══ Data section

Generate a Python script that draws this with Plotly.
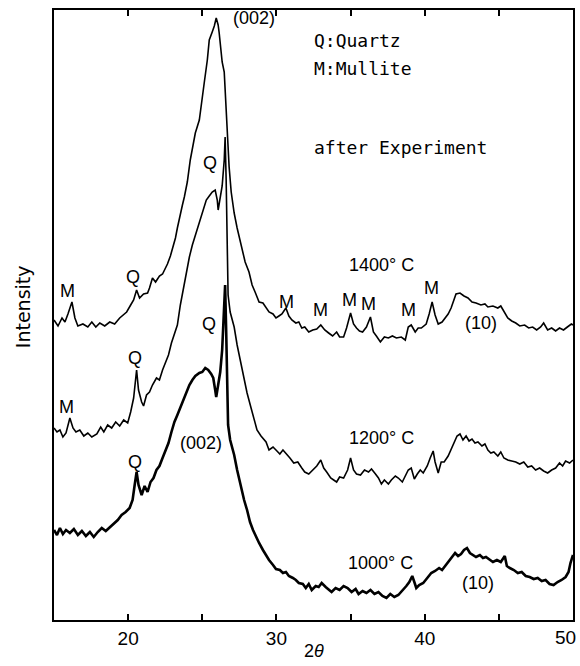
import plotly.graph_objects as go

# 2-theta (deg) and plotted intensity (arbitrary units, curves vertically offset)
theta_1400 = [15.0, 15.27, 15.54, 15.74, 15.94, 16.21, 16.41, 16.61, 16.95, 17.28, 17.55, 17.82, 18.09, 18.42, 18.76,
              19.09, 19.43, 19.70, 19.90, 20.17, 20.37, 20.57, 20.77, 21.04, 21.31, 21.44, 21.64, 21.85, 22.11, 22.32,
              22.52, 22.65, 22.85, 22.99, 23.19, 23.32, 23.46, 23.66, 23.79, 23.99, 24.19, 24.33, 24.53, 24.80, 25.00,
              25.13, 25.34, 25.47, 25.67, 25.81, 25.94, 26.07, 26.14, 26.28, 26.34, 26.48, 26.54, 26.61, 26.74, 26.81,
              26.95, 27.15, 27.35, 27.62, 27.89, 28.15, 28.36, 28.56, 28.83, 29.09, 29.30, 29.50, 29.77, 29.97, 30.17,
              30.37, 30.64, 30.84, 31.04, 31.31, 31.51, 31.71, 31.91, 32.18, 32.45, 32.72, 32.99, 33.26, 33.52, 33.79,
              34.06, 34.26, 34.53, 34.73, 35.00, 35.20, 35.40, 35.60, 35.81, 36.07, 36.34, 36.54, 36.74, 37.01, 37.28,
              37.55, 37.82, 38.09, 38.42, 38.69, 38.89, 39.09, 39.36, 39.56, 39.77, 40.10, 40.30, 40.50, 40.70, 40.91,
              41.17, 41.38, 41.58, 41.78, 41.98, 42.11, 42.38, 42.65, 42.92, 43.19, 43.46, 43.79, 44.06, 44.26, 44.60,
              44.93, 45.13, 45.34, 45.60, 45.87, 46.14, 46.41, 46.74, 47.01, 47.28, 47.55, 47.82, 48.02, 48.29, 48.56,
              48.83, 49.09, 49.36, 49.62, 49.89, 50.0]
int_1400 = [300, 294, 302, 298, 306, 318, 302, 294, 296, 293, 298, 293, 297, 294, 298,
            296, 302, 306, 308, 315, 320, 330, 322, 326, 327, 332, 342, 338, 344, 346,
            352, 356, 364, 371, 382, 392, 403, 415, 423, 438, 460, 473, 487, 500, 520,
            537, 560, 580, 588, 594, 602, 595, 587, 570, 558, 548, 530, 510, 480, 453,
            428, 407, 392, 375, 358, 348, 335, 328, 318, 317, 312, 308, 306, 302, 304,
            306, 312, 304, 300, 297, 298, 292, 293, 288, 290, 291, 295, 290, 287, 284,
            288, 283, 283, 292, 307, 296, 292, 289, 288, 293, 303, 288, 284, 278, 283,
            282, 284, 282, 283, 280, 293, 295, 288, 292, 292, 296, 306, 318, 305, 296,
            298, 302, 306, 312, 320, 326, 327, 324, 322, 318, 317, 315, 316, 313, 314,
            312, 314, 308, 302, 299, 297, 294, 295, 292, 293, 290, 293, 297, 290, 292,
            289, 292, 290, 293, 296, 295]

theta_1200 = [15.0, 15.2, 15.4, 15.6, 15.81, 15.94, 16.07, 16.28, 16.48, 16.74, 17.01, 17.28, 17.55, 17.89, 18.15,
              18.36, 18.62, 18.89, 19.16, 19.43, 19.70, 19.97, 20.17, 20.37, 20.50, 20.57, 20.70, 20.91, 21.04, 21.24,
              21.44, 21.64, 21.91, 22.11, 22.32, 22.52, 22.72, 22.92, 23.12, 23.32, 23.52, 23.73, 23.93, 24.13, 24.33,
              24.60, 24.80, 25.00, 25.27, 25.47, 25.67, 25.87, 26.01, 26.07, 26.21, 26.34, 26.48, 26.54, 26.61, 26.68,
              26.74, 26.88, 27.15, 27.35, 27.62, 27.82, 28.02, 28.29, 28.49, 28.69, 28.96, 29.30, 29.50, 29.77, 29.97,
              30.23, 30.44, 30.64, 30.91, 31.17, 31.44, 31.71, 31.91, 32.18, 32.45, 32.72, 32.99, 33.19, 33.39, 33.66,
              33.86, 34.06, 34.26, 34.53, 34.80, 35.00, 35.20, 35.40, 35.67, 35.94, 36.21, 36.41, 36.68, 36.88, 37.08,
              37.28, 37.55, 37.75, 38.02, 38.22, 38.49, 38.69, 38.89, 39.09, 39.30, 39.50, 39.70, 39.90, 40.17, 40.37,
              40.57, 40.70, 40.91, 41.11, 41.31, 41.58, 41.78, 41.98, 42.18, 42.38, 42.58, 42.79, 42.99, 43.19, 43.39,
              43.59, 43.86, 44.06, 44.26, 44.46, 44.66, 44.93, 45.13, 45.34, 45.60, 45.87, 46.14, 46.41, 46.68, 46.95,
              47.21, 47.48, 47.75, 48.02, 48.29, 48.56, 48.83, 49.09, 49.30, 49.50, 49.77, 50.0]
int_1200 = [192, 188, 190, 183, 187, 195, 202, 192, 188, 190, 184, 187, 183, 186, 193,
            188, 195, 192, 198, 194, 200, 197, 208, 222, 240, 250, 230, 218, 214, 225,
            228, 235, 242, 240, 250, 258, 265, 277, 287, 295, 315, 333, 348, 363, 375,
            388, 398, 407, 420, 424, 428, 430, 420, 410, 422, 434, 460, 483, 440, 360,
            325, 308, 293, 275, 255, 240, 227, 212, 200, 190, 184, 178, 170, 173, 170,
            166, 170, 167, 162, 157, 158, 152, 148, 146, 150, 154, 160, 152, 148, 142,
            140, 138, 143, 142, 150, 162, 150, 146, 145, 150, 148, 151, 146, 142, 136,
            140, 136, 140, 144, 142, 138, 144, 150, 152, 141, 146, 150, 147, 154, 162,
            169, 158, 147, 158, 158, 164, 171, 178, 184, 186, 180, 184, 179, 181, 177,
            178, 174, 176, 170, 167, 168, 164, 168, 162, 160, 159, 158, 156, 158, 153,
            154, 150, 152, 149, 147, 150, 152, 157, 154, 159, 157, 160]

theta_1000 = [15.0, 15.2, 15.4, 15.6, 15.81, 16.07, 16.34, 16.61, 16.88, 17.15, 17.42, 17.68, 17.95, 18.22, 18.49,
              18.76, 19.03, 19.30, 19.56, 19.83, 20.10, 20.30, 20.44, 20.57, 20.70, 20.91, 21.11, 21.31, 21.51, 21.71,
              21.91, 22.11, 22.32, 22.52, 22.72, 22.92, 23.12, 23.32, 23.52, 23.73, 23.93, 24.13, 24.33, 24.53, 24.80,
              25.00, 25.20, 25.40, 25.60, 25.74, 25.87, 25.94, 26.07, 26.21, 26.34, 26.48, 26.54, 26.61, 26.68, 26.74,
              26.88, 27.15, 27.35, 27.62, 27.82, 28.02, 28.22, 28.42, 28.62, 28.83, 29.09, 29.30, 29.50, 29.77, 29.97,
              30.23, 30.44, 30.64, 30.84, 31.11, 31.31, 31.51, 31.78, 31.98, 32.18, 32.38, 32.65, 32.85, 33.05, 33.32,
              33.52, 33.72, 33.99, 34.26, 34.53, 34.80, 35.07, 35.34, 35.54, 35.81, 36.07, 36.34, 36.61, 36.88, 37.15,
              37.42, 37.68, 37.95, 38.22, 38.49, 38.76, 38.96, 39.16, 39.30, 39.43, 39.63, 39.90, 40.17, 40.44, 40.70,
              40.97, 41.17, 41.38, 41.58, 41.85, 42.05, 42.25, 42.45, 42.65, 42.85, 43.05, 43.26, 43.46, 43.72, 43.93,
              44.13, 44.40, 44.60, 44.87, 45.13, 45.40, 45.54, 45.74, 46.01, 46.28, 46.54, 46.81, 47.08, 47.35, 47.62,
              47.89, 48.15, 48.42, 48.69, 48.96, 49.23, 49.50, 49.70, 49.83, 50.0]
int_1000 = [90, 85, 92, 86, 90, 87, 91, 85, 89, 84, 88, 83, 88, 92, 89,
            93, 97, 100, 105, 108, 112, 120, 135, 148, 135, 125, 134, 128, 138, 142,
            150, 154, 162, 169, 177, 188, 198, 205, 212, 220, 227, 235, 240, 244, 247,
            248, 252, 250, 246, 242, 230, 223, 235, 248, 270, 310, 335, 290, 220, 195,
            180, 165, 150, 132, 120, 110, 98, 90, 83, 77, 70, 65, 60, 55, 51,
            50, 47, 48, 44, 42, 40, 37, 36, 32, 36, 30, 34, 33, 37, 33,
            30, 28, 32, 30, 34, 32, 28, 31, 26, 29, 27, 30, 26, 28, 24,
            22, 26, 23, 25, 29, 34, 38, 44, 38, 32, 35, 37, 42, 47, 49,
            52, 50, 54, 57, 62, 67, 64, 66, 70, 72, 67, 65, 63, 65, 62,
            63, 60, 58, 60, 58, 64, 54, 52, 50, 47, 48, 44, 43, 41, 42,
            39, 40, 36, 35, 38, 40, 43, 48, 57, 65]

# peak / curve labels: (text, 2theta, intensity)
labels = [
    ("M", 15.94, 329), ("Q", 20.30, 343), ("(002)", 28.49, 602),
    ("M", 30.70, 318), ("M", 32.99, 310), ("M", 34.93, 320), ("M", 36.21, 316),
    ("M", 38.89, 310), ("M", 40.44, 332), ("(10)", 43.79, 297), ("1400° C", 37.08, 355),
    ("M", 15.87, 213), ("Q", 20.44, 262), ("Q", 25.54, 457), ("1200° C", 37.08, 182),
    ("Q", 20.44, 158), ("(002)", 24.93, 177), ("Q", 25.47, 296),
    ("1000° C", 37.01, 57), ("(10)", 43.59, 37),
]
legend_lines = [("Q:Quartz", 32.38, 580), ("M:Mullite", 32.38, 552), ("after Experiment", 32.38, 473)]

tick_vals = [20, 25, 30, 35, 40, 45, 50]
tick_text = ["20", "", "30", "", "40", "", ""]
edge_tick_label = "50"

fig = go.Figure()
for th, iv, w, name in [(theta_1400, int_1400, 1.6, "1400°C"),
                        (theta_1200, int_1200, 1.6, "1200°C"),
                        (theta_1000, int_1000, 2.6, "1000°C")]:
    fig.add_trace(go.Scatter(x=th, y=iv, mode="lines", name=name,
                             line=dict(color="black", width=w), showlegend=False))

lab_font = dict(family="Liberation Sans, Arial, sans-serif", size=18, color="black")
for txt, xv, yv in labels:
    fig.add_annotation(x=xv, y=yv, text=txt, showarrow=False, font=lab_font,
                       xanchor="center", yanchor="middle")
for txt, xv, yv in legend_lines:
    fig.add_annotation(x=xv, y=yv, text=txt, showarrow=False,
                       font=dict(family="DejaVu Sans Mono, monospace", size=18, color="black"),
                       xanchor="left", yanchor="middle")

tick_font = dict(family="Liberation Sans, Arial", size=19, color="black")
fig.add_annotation(xref="x", yref="paper", x=50, y=-0.028, text=edge_tick_label, showarrow=False,
                   font=tick_font, xanchor="right", yanchor="middle", xshift=5)
fig.add_annotation(xref="paper", yref="paper", x=0.5, y=-0.051, text="2<i>θ</i>",
                   showarrow=False, font=dict(family="Liberation Sans, Arial", size=18, color="black"),
                   xanchor="center", yanchor="middle")
fig.add_annotation(xref="paper", yref="paper", x=-0.0595, y=0.513, text="Intensity", textangle=-90,
                   showarrow=False, font=dict(family="DejaVu Sans, sans-serif", size=19, color="black"),
                   xanchor="center", yanchor="middle")

fig.update_layout(
    width=580, height=666,
    margin=dict(l=54, r=5, t=10, b=46),
    paper_bgcolor="white", plot_bgcolor="white",
    xaxis=dict(range=[15, 50], tickvals=tick_vals, ticktext=tick_text, ticks="inside",
               ticklen=6, tickwidth=1.5, tickcolor="black", showline=True, linecolor="black",
               linewidth=1.5, mirror="ticks", showgrid=False, zeroline=False,
               tickfont=tick_font),
    yaxis=dict(range=[0, 610], showticklabels=False, ticks="", showline=True, linecolor="black",
               linewidth=1.5, mirror=True, showgrid=False, zeroline=False),
)

fig.write_html("out.html")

════

• **What is asked**: Copy nothing but the lines from the top of the data down to the line containing "import plotly.graph_objects as go", and leave the pictures out.

• **Response**:
Generate a Python script that draws this with Plotly.
import plotly.graph_objects as go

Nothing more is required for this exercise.